Records with drawing code
◇ ◇ ◇ ◇
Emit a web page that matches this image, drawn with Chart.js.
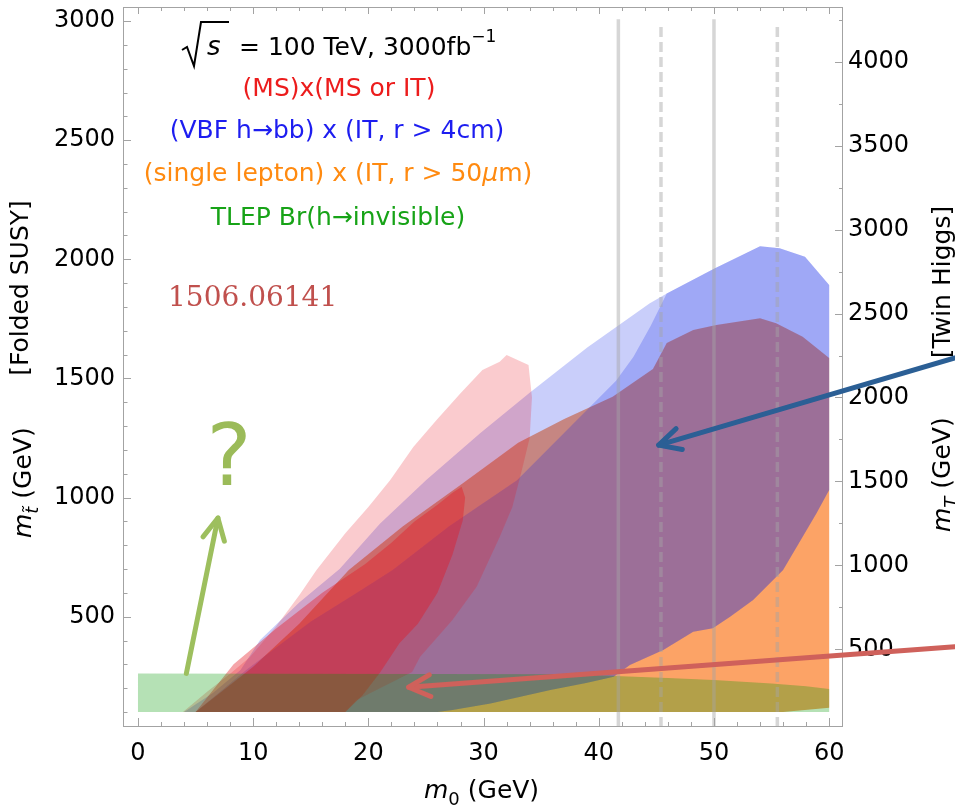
<!DOCTYPE html>
<html>
<head>
<meta charset="utf-8">
<title>Exotic Higgs decay reach</title>
<script src="https://cdn.jsdelivr.net/npm/chart.js@4.4.1/dist/chart.umd.min.js"></script>
<style>
  html, body { margin: 0; padding: 0; background: #fff; }
  #wrap { width: 955px; height: 808px; position: relative; }
</style>
</head>
<body>
<div id="wrap"><canvas id="reach"></canvas></div>
<script>
// reach regions, points are [m0, m_stop] in GeV, traced around each outline
const redOuter = [[3.9,100],[6,185],[8,260],[9.7,330],[12,460],[14,590],[15.5,696],[18,850],[20,960],[21.9,1074],[23.9,1212],[25.9,1325],[28,1438],[29.9,1535],[31.4,1570],[32,1598],[33.9,1556],[34.2,1420],[34,1250],[33.3,1110],[32.5,960],[31.4,834],[29.4,626],[27.3,486],[24.5,332],[23.8,268],[21,200],[19,150],[18,100]];
const redInner = [[5,100],[8.3,300],[12,450],[16,600],[19.7,720],[22,810],[24,900],[26,970],[27.3,1020],[28.1,1045],[28.4,1000],[28.2,905],[27.3,760],[26,600],[24.3,470],[22.7,389],[21,265],[19.5,170],[18,100]];
const blueOuter = [[4,100],[6.5,180],[8.9,276],[10.6,402],[14,560],[17.5,700],[21,890],[25,1073],[29.7,1270],[34,1440],[39,1630],[44.4,1815],[45.9,1857],[50,1960],[54,2055],[55.7,2046],[57.9,2011],[60,1892],[60,1032],[58.9,934],[57.7,836],[56,696],[53.4,570],[51.4,500],[49.9,452],[48.2,437],[45.6,360],[42.7,297],[41.3,248],[38.9,222],[35.8,192],[30.6,136],[27.3,108],[26,100]];
const blueInner = [[5,100],[9.5,280],[15,480],[19,600],[22.1,696],[27,880],[32.9,1073],[38,1320],[41.5,1490],[43,1590],[44.5,1720],[45.9,1857],[50,1960],[54,2055],[55.7,2046],[57.9,2011],[60,1892],[60,1032],[58.9,934],[57.7,836],[56,696],[53.4,570],[51.4,500],[49.9,452],[48.2,437],[45.6,360],[42.7,297],[41.3,248],[38.9,222],[35.8,192],[30.6,136],[27.3,108],[26,100]];
const orangeLepton = [[5,100],[10,290],[14,470],[18.3,696],[23,880],[28.2,1060],[33,1230],[37,1330],[41.2,1423],[44.7,1540],[45.9,1649],[48.2,1703],[50.2,1724],[54,1753],[55.4,1732],[57.7,1675],[60,1586],[60,118],[56,100]];
const greenTlep = [[0,100],[0,262],[38,258],[42,250],[46,243],[50,234],[55,220],[58,208],[60,196],[60,100]];

// m0 benchmark lines
const massLines = [41.7, 45.4, 50, 55.5];
const massLineDashed = [false, true, false, true];
const massLineTop = [3008, 2987, 3008, 2987];

// annotation arrows, [m0, m_stop] from tail to head
const arrowGreen = [[4.2, 262], [6.94, 914]];
const arrowBlue = [[70.9, 1586], [45.2, 1220]];
const arrowRed = [[70.9, 374], [23.5, 204]];

// axis ticks
const xTicks = [0, 10, 20, 30, 40, 50, 60];
const yTicks = [500, 1000, 1500, 2000, 2500, 3000];
const y2Ticks = [500, 1000, 1500, 2000, 2500, 3000, 3500, 4000];

const SANS = '"DejaVu Sans", sans-serif';
const tickFont = { family: '"DejaVu Sans"', size: 24 };

const region = (pts, color, order) => ({
  data: pts.map(([x, y]) => ({ x, y })),
  showLine: true,
  fill: 'shape',
  backgroundColor: color,
  borderColor: 'transparent',
  borderWidth: 0,
  pointRadius: 0,
  order
});

const datasets = [
  region(orangeLepton, 'rgba(250,120,30,0.68)', 20),
  region(blueOuter, 'rgba(10,30,230,0.22)', 19),
  region(blueInner, 'rgba(10,30,230,0.22)', 18),
  region(redOuter, 'rgba(230,20,30,0.22)', 17),
  region(redInner, 'rgba(230,20,30,0.385)', 16),
  region(greenTlep, 'rgba(0,150,0,0.29)', 15)
];
massLines.forEach((m, i) => {
  datasets.push({
    data: [{ x: m, y: 37 }, { x: m, y: massLineTop[i] }],
    showLine: true,
    fill: false,
    borderColor: 'rgba(165,165,165,0.45)',
    borderWidth: 3.5,
    borderDash: massLineDashed[i] ? [10, 5] : [],
    pointRadius: 0,
    order: 5
  });
});

function runs(ctx, parts, x, y) {
  let cx = x;
  for (const p of parts) {
    ctx.font = p.font;
    ctx.fillText(p.t, cx, y + (p.dy || 0));
    cx += ctx.measureText(p.t).width;
  }
  return cx;
}
function runsWidth(ctx, parts) {
  let w = 0;
  for (const p of parts) { ctx.font = p.font; w += ctx.measureText(p.t).width; }
  return w;
}
function centered(ctx, parts, cx, y, color) {
  ctx.fillStyle = color;
  runs(ctx, parts, cx - runsWidth(ctx, parts) / 2, y);
}

function arrow(ctx, x0, y0, x1, y1, color) {
  const ang = Math.atan2(y1 - y0, x1 - x0);
  const len = 24, spread = 27 * Math.PI / 180;
  ctx.strokeStyle = color;
  ctx.lineWidth = 5;
  ctx.lineCap = 'round';
  ctx.lineJoin = 'round';
  ctx.beginPath();
  ctx.moveTo(x0, y0);
  ctx.lineTo(x1, y1);
  ctx.stroke();
  ctx.beginPath();
  ctx.moveTo(x1 - len * Math.cos(ang - spread), y1 - len * Math.sin(ang - spread));
  ctx.lineTo(x1, y1);
  ctx.lineTo(x1 - len * Math.cos(ang + spread), y1 - len * Math.sin(ang + spread));
  ctx.stroke();
}

const annotate = {
  id: 'annotate',
  afterDraw(chart) {
    const { ctx, chartArea: a, scales: { x, y, y2 } } = chart;
    ctx.save();

    // frame and inward ticks
    ctx.strokeStyle = '#a3a3a3';
    ctx.lineWidth = 1;
    ctx.strokeRect(a.left + 0.5, a.top + 0.5, a.right - a.left - 1, a.bottom - a.top - 1);
    ctx.beginPath();
    for (let v = 0; v <= 60; v += 2) {
      const px = Math.round(x.getPixelForValue(v)) + 0.5;
      const major = v % 10 === 0;
      ctx.moveTo(px, a.bottom); ctx.lineTo(px, a.bottom - (major ? 9 : 5));
      ctx.moveTo(px, a.top); ctx.lineTo(px, a.top + (major ? 7 : 4));
    }
    for (let v = 100; v <= 3000; v += 100) {
      const py = Math.round(y.getPixelForValue(v)) + 0.5;
      ctx.moveTo(a.left, py); ctx.lineTo(a.left + (v % 500 === 0 ? 8 : 4.5), py);
    }
    for (let v = 500; v <= 4250; v += 250) {
      const py = Math.round(y2.getPixelForValue(v)) + 0.5;
      ctx.moveTo(a.right, py); ctx.lineTo(a.right - (v % 500 === 0 ? 8 : 4), py);
    }
    ctx.stroke();

    ctx.textBaseline = 'alphabetic';
    ctx.textAlign = 'left';

    // sqrt(s) header
    ctx.strokeStyle = '#000';
    ctx.lineWidth = 2;
    ctx.lineCap = 'butt';
    ctx.lineJoin = 'miter';
    ctx.beginPath();
    ctx.moveTo(182, 50); ctx.lineTo(187, 47); ctx.lineTo(194, 66); ctx.lineTo(201, 22); ctx.lineTo(229, 22);
    ctx.stroke();
    ctx.fillStyle = '#000';
    runs(ctx, [{ t: 's', font: 'italic 26px ' + SANS }], 207, 55);
    const end2 = runs(ctx, [{ t: '= 100 TeV, 3000fb', font: '25px ' + SANS }], 239, 55);
    runs(ctx, [{ t: '\u22121', font: '17px ' + SANS }], end2, 42);

    centered(ctx, [{ t: '(MS)x(MS or IT)', font: '25px ' + SANS }], 339, 96, '#ec1c1c');
    centered(ctx, [{ t: '(VBF h\u2192bb) x (IT, r > 4cm)', font: '25px ' + SANS }], 337, 138, '#1d1df0');
    centered(ctx, [
      { t: '(single lepton) x (IT, r > 50', font: '25px ' + SANS },
      { t: '\u03bc', font: 'italic 25px ' + SANS },
      { t: 'm)', font: '25px ' + SANS }
    ], 338, 181, '#ff8a10');
    centered(ctx, [{ t: 'TLEP Br(h\u2192invisible)', font: '25px ' + SANS }], 338, 225, '#17a317');

    ctx.fillStyle = '#c0504d';
    ctx.font = '28px "DejaVu Serif", serif';
    ctx.fillText('1506.06141', 168, 306);

    ctx.fillStyle = '#9bbb59';
    ctx.font = '85px ' + SANS;
    ctx.textAlign = 'center';
    ctx.fillText('?', 229, 485);
    ctx.textAlign = 'left';

    // axis titles
    ctx.fillStyle = '#000';
    runs(ctx, [
      { t: 'm', font: 'italic 25px ' + SANS },
      { t: '0', font: '18px ' + SANS, dy: 7 },
      { t: ' (GeV)', font: '25px ' + SANS }
    ], 424, 798);

    ctx.save();
    ctx.translate(31, 538);
    ctx.rotate(-Math.PI / 2);
    runs(ctx, [
      { t: 'm', font: 'italic 25px ' + SANS },
      { t: 't\u0303', font: 'italic 18px ' + SANS, dy: 7 },
      { t: ' (GeV)', font: '25px ' + SANS }
    ], 0, 0);
    ctx.restore();

    ctx.save();
    ctx.translate(28, 288);
    ctx.rotate(-Math.PI / 2);
    ctx.textAlign = 'center';
    ctx.font = '25px ' + SANS;
    ctx.fillText('[Folded SUSY]', 0, 0);
    ctx.restore();

    ctx.save();
    ctx.translate(950, 532);
    ctx.rotate(-Math.PI / 2);
    runs(ctx, [
      { t: 'm', font: 'italic 25px ' + SANS },
      { t: 'T', font: 'italic 18px ' + SANS, dy: 7 },
      { t: ' (GeV)', font: '25px ' + SANS }
    ], 0, 0);
    ctx.restore();

    ctx.save();
    ctx.translate(950, 282);
    ctx.rotate(-Math.PI / 2);
    ctx.textAlign = 'center';
    ctx.font = '25px ' + SANS;
    ctx.fillText('[Twin Higgs]', 0, 0);
    ctx.restore();

    // arrows
    const px = p => [x.getPixelForValue(p[0]), y.getPixelForValue(p[1])];
    [[arrowGreen, '#9dbf5e'], [arrowBlue, '#2b5f95'], [arrowRed, '#cf615b']].forEach(([ar, col]) => {
      const [x0, y0] = px(ar[0]);
      const [x1, y1] = px(ar[1]);
      arrow(ctx, x0, y0, x1, y1, col);
    });

    ctx.restore();
  }
};

const fixTicks = values => scale => { scale.ticks = values.map(v => ({ value: v })); };
const noPad = size => s => {
  if (size.w !== undefined) s.width = size.w;
  if (size.h !== undefined) s.height = size.h;
  s.paddingTop = 0; s.paddingBottom = 0; s.paddingLeft = 0; s.paddingRight = 0;
};
const plain = v => String(v);

new Chart(document.getElementById('reach'), {
  type: 'scatter',
  data: { datasets },
  options: {
    responsive: true,
    maintainAspectRatio: false,
    devicePixelRatio: 1,
    animation: false,
    events: [],
    layout: { padding: { top: 7, left: 0, right: 0, bottom: 0 } },
    plugins: { legend: { display: false }, tooltip: { enabled: false } },
    scales: {
      x: {
        type: 'linear', min: -1.3, max: 61.2,
        afterBuildTicks: fixTicks(xTicks),
        afterFit: noPad({ h: 81 }),
        grid: { display: false, drawTicks: false },
        border: { display: false },
        ticks: { font: tickFont, color: '#000', padding: 12, maxRotation: 0, autoSkip: false, callback: plain }
      },
      y: {
        type: 'linear', position: 'left', min: 37, max: 3059,
        afterBuildTicks: fixTicks(yTicks),
        afterFit: noPad({ w: 123 }),
        grid: { display: false, drawTicks: false },
        border: { display: false },
        ticks: { font: tickFont, color: '#000', padding: 8, autoSkip: false, callback: plain }
      },
      y2: {
        type: 'linear', position: 'right', min: 37, max: 4326,
        afterBuildTicks: fixTicks(y2Ticks),
        afterFit: noPad({ w: 112 }),
        grid: { display: false, drawTicks: false },
        border: { display: false },
        ticks: { font: tickFont, color: '#000', padding: 5, autoSkip: false, callback: plain }
      }
    }
  },
  plugins: [annotate]
});
</script>
</body>
</html>
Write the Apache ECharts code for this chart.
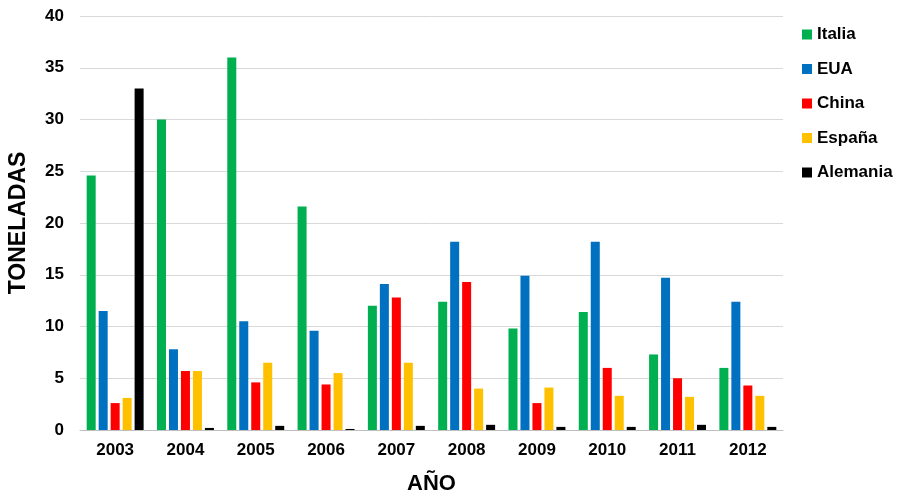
◇ ◇ ◇ ◇
__To be done__
Go through the listing above and locate each line that holds the word "this". Copy those lines.

__Exercise answer__
Emit a web page that matches this image, drawn with Chart.js.
Write the Apache ECharts code for this chart.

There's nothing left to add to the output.